# [Using categorical data in machine learning with python](https://blog.myyellowroad.com/using-categorical-data-in-machine-learning-with-python-from-dummy-variables-to-deep-category-66041f734512)

Intro
Categorical data is very common in business datasets. For example, users are typically described by country, gender, age group etc., products are often described by product type, manufacturer, seller etc., and so on.

Categorical data is very convenient for people but very hard for most machine learning algorithms, due to several reasons:

High cardinality- categorical variables may have a very large number of levels (e.g., city or URL), were most of the levels appear in a relatively small number of instances.
Many machine learning models (e.g., SVM) are algebraic, thus their input must be numerical. Using these models, categories must be transformed into numbers first before we can apply the learning algorithm.
While some ML packages might transform categorical data to numeric automatically based on some default embedding method, many other ML packages don’t support such inputs (like our beloved scikit-learn).
For the machine (and we are in machine learning :)), categorical data doesn’t contain the same context or information that we humans can easily associate and understand. For example, when looking on a feature called “City”, we humans can understand that for many business aspects New York is a similar concept to New Jersey, while New York and Tehran are much different. But for the machine, New York, New Jersey and Tehran, are just three different levels (possible values) of the same feature “City”. If we won’t represent the additional contextual information it will be impossible for the machine to generalize out of this information.
In this post I will share some basic strategies of using categorical data that worked for us (at YellowRoad) in recent projects, while on part 2, I will share some more advanced methods. I will discuss on why they work and why different methods are better for different algorithms in different scenarios, while sharing my code implementation in Python.

We will cover different methods, from a simple dummy variables to complex methods like leveraging deep learning for category embedding.

Evaluation
We will evaluate every method on a sample of 2M rows from the Avatzo CTR prediction Kaggle challenge dataset that has many categorical features.
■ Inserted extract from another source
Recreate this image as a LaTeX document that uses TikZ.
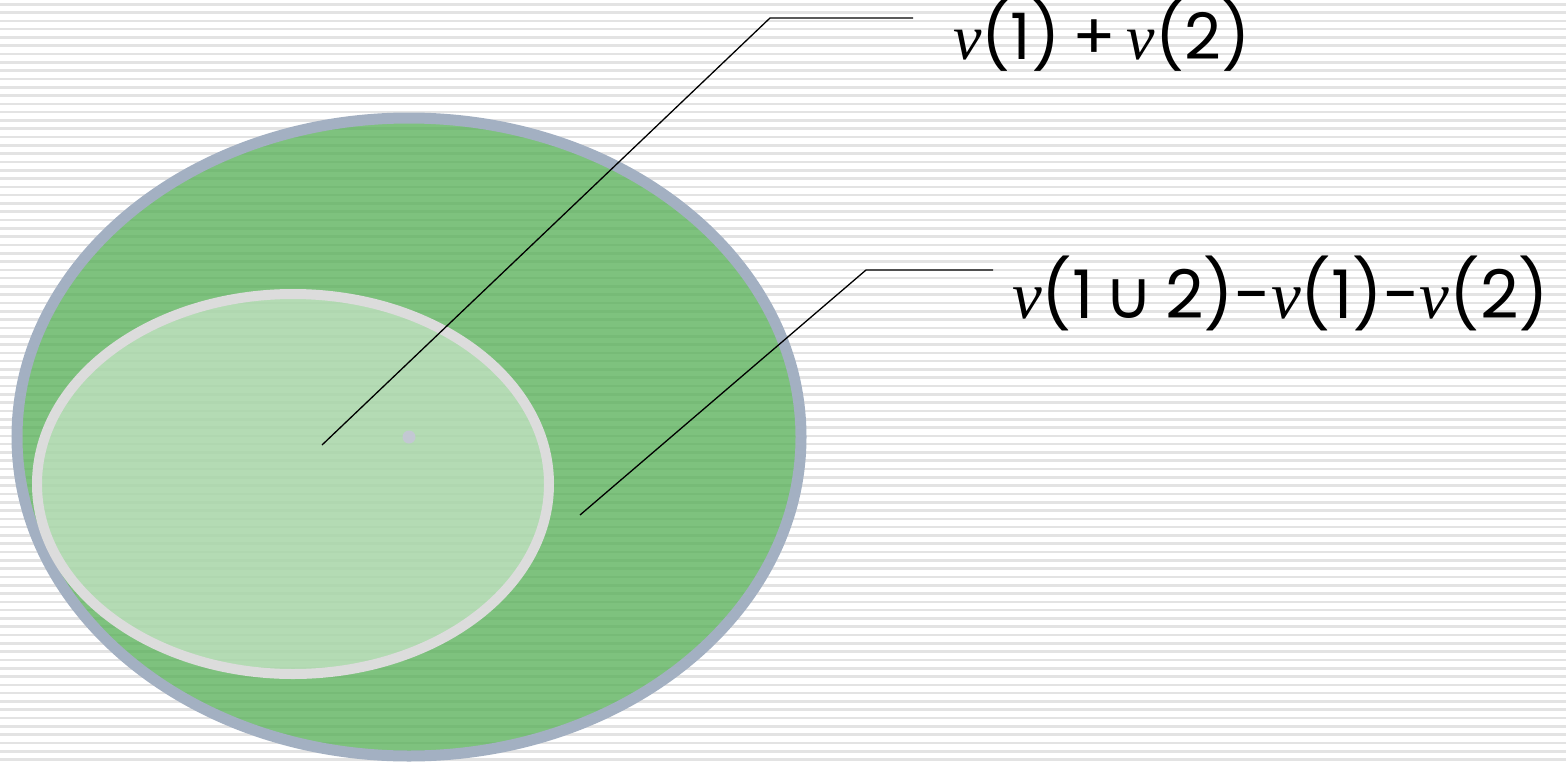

Our evaluation metric will be logarithmic loss (like in the contest). On every feature representation I will apply Logistic Regression and Random Forest algorithms to evaluate it’s performance. I will review 6 different embedding strategies in a series of two posts (the more advanced methods will be in a following post).

As with any ML solution, we will start by creating a simple baseline method, and assess it’s performance. For that, our baseline prediction will be to predict a constant CTR based on the mean CTR proportion that was seen in the training set:

In [1]:
import numpy as np
import pandas
from sklearn.metrics import log_loss
train_file = "train.csv"
train = pandas.read_csv(train_file)
msk = np.random.rand(len(X)) < 0.8
features = [3,4,5,6,7,8,9,10,11,13,14,15,16,17,18,19,20,21,22,23]
x_train = train[msk].iloc[:,features]
x_test = test[~msk].iloc[:,features]
y_train = train[msk].iloc[:,1]
y_test = test[~msk].iloc[:,1]
print(log_loss(y_test,np.ones(len(y_test))*y_train.mean()))

IOError: File train.csv does not exist